10 Things You Need to Know About Yik Yak
Even if you’ve never heard of Yik Yak, you probably know someone who uses it. The app, which lets anyone post anonymous messages visible only to others nearby, has a massive following in university towns – enough to be valued between $300 to $400 million by investors, despite not being monetized right now.
Meanwhile, college administrations across America have tried to ban the app without much success (though it is completely blocked at middle and high schools).
You might have heard all this and more, but what does Yik Yak actually do? The best way to find out is to install the app, which runs on Android and iOS devices. If you’d rather not, here’s a quick rundown of how the app works.
When you open Yik Yak, you’ll see the most recent comments from people within a ten mile radius with you. That’s it.
There’s no way to filter the content by topic, or follow particular people: location is the only way that messages are sorted. Think of it as a digital bulletin board to leave notes on, or – probably more accurately – a digital bathroom door to scratch messages onto.
This is the main difference between Yik Yak and other social networks. On Facebook you share things with “friends”; on Twitter, with “followers”. There’s no concept like this in Yik Yak – instead, everything you post is visible to anyone nearby. Your physical location determines your network.
Depending on where you live, you might not see much – but if you live near a university, you’ll probably see a lot.
There’s no registration for Yik Yak – you can’t even pick a username if you want to. Everything you say on the network is anonymous, and all you need to do to join the conversation is install the app.
This means people feel completely securing saying pretty much anything. Sometimes people are self-reflective in ways they probably wouldn’t be without anonymity.
More often, though, people talk about poop (or being hungover). It’s your standard mix of anonymous comments, really.
Users can vote local comments up and down, which is part of the reason people love posting: validation. There’s always been an appeal to scratching funny message on the bathroom door, but what if you could find out how many people liked that message? This psychology of the upvote is no small part of what motivates people to leave notes on Yik Yak.
Messages that get a massive number of upvotes end up on the “Best All Time Yaks” page, a huge ego boost for those who can manage it. There’s no public way for you to show this “yakarma” off, the network being anonymous, but the app itself does track your points for you.
It Can Be Kind Of Funny
The voting system means some people try hard to be funny. Most don’t succeed – the place is full of lame one-lines.

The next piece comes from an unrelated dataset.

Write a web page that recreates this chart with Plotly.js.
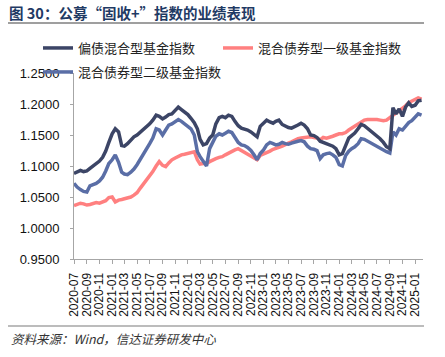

Still, the humour is a big reason people check the app regularly.
It Can Be Informative, Sometimes
Occasionally Yik Yak can go from an amusing diversion to actually being useful. If there’s something going on near you, from a traffic jam to a protest, there’s a good chance someone is commenting about it on there.
(There’s also a good chance you’ll see comments about dorm life, hangovers, and poop.)
It Can Be Gut-Wrenchingly Terrible
Unregulated anonymous comments do have their downside. There have been all kinds of bomb and shooting threats made using the network, leading in many cases to arrests –posts are anonymous so far as other users are concerned, but you’re never really anonymous online and the app’s owners do cooperate with law enforcement.
It’s not just threats: some anonymous commenters seem comfortable saying racist or otherwise terrible things.
This isn’t uncommon online, but the local aspect of Yik Yak means that horrible racist might be someone you know – uncomfortable to say the least. A recent episode of Gimlet media’s Reply All podcast shows what Yik Yak can be like at its worst, and it’s not pretty.
It’s Kind Of Cyberbullying Central
Christian, our security expert, feels the app breaches teens’ privacy . He’s not alone: the combination of anonymous and local means people can post anything, about anyone, with no consequences.
And people have, using the app to spread all kinds of rumours. NBC called Yik Yak the new home of cyberbulling. It got so bad at high and middle schools across America that school boards tried to ban the app – without much success, until the app’s makers stepped in.
It’s Blocked At US Middle and High Schools
Kids using Yik Yak for bullying apparently shocked the app’s creators, so they did something about it.
The app no longer works if you’re on the grounds of a US high or middle school. A database of school locations across the country makes this possible.
You Can Look In On Other Places
You can only post and comment in your geographic area, but it’s possible to see what people are saying in other places. Just search for any university or city to start browsing.
If you’re wondering what people are your old college are talking about, this is a quick way to find out. Lori Rozsa of the New York Times, a mother, spied on life at her child’s college using this feature, another potential use.
It Will Be Replaced, Eventually
Speaking of moms looking at Yik Yak: part of the appeal of the app was its relative obscurity. It’s anonymous, sure, but it’s also a place for college students to talk to each other without family showing up and ruining the party .
If you’re a parent, the fact that you’re reading about Yik Yak now probably means college kids will stop using it soon. The pattern with anonymous message boards is that they die when too many people find out about them – sites like JuicyCampus came before, and and apps like Erodr are working hard to replace Yik Yak as we speak. There’s no doubt this cycle will continue, so don’t be confused if you’re hearing about another anonymous app entirely in a few months.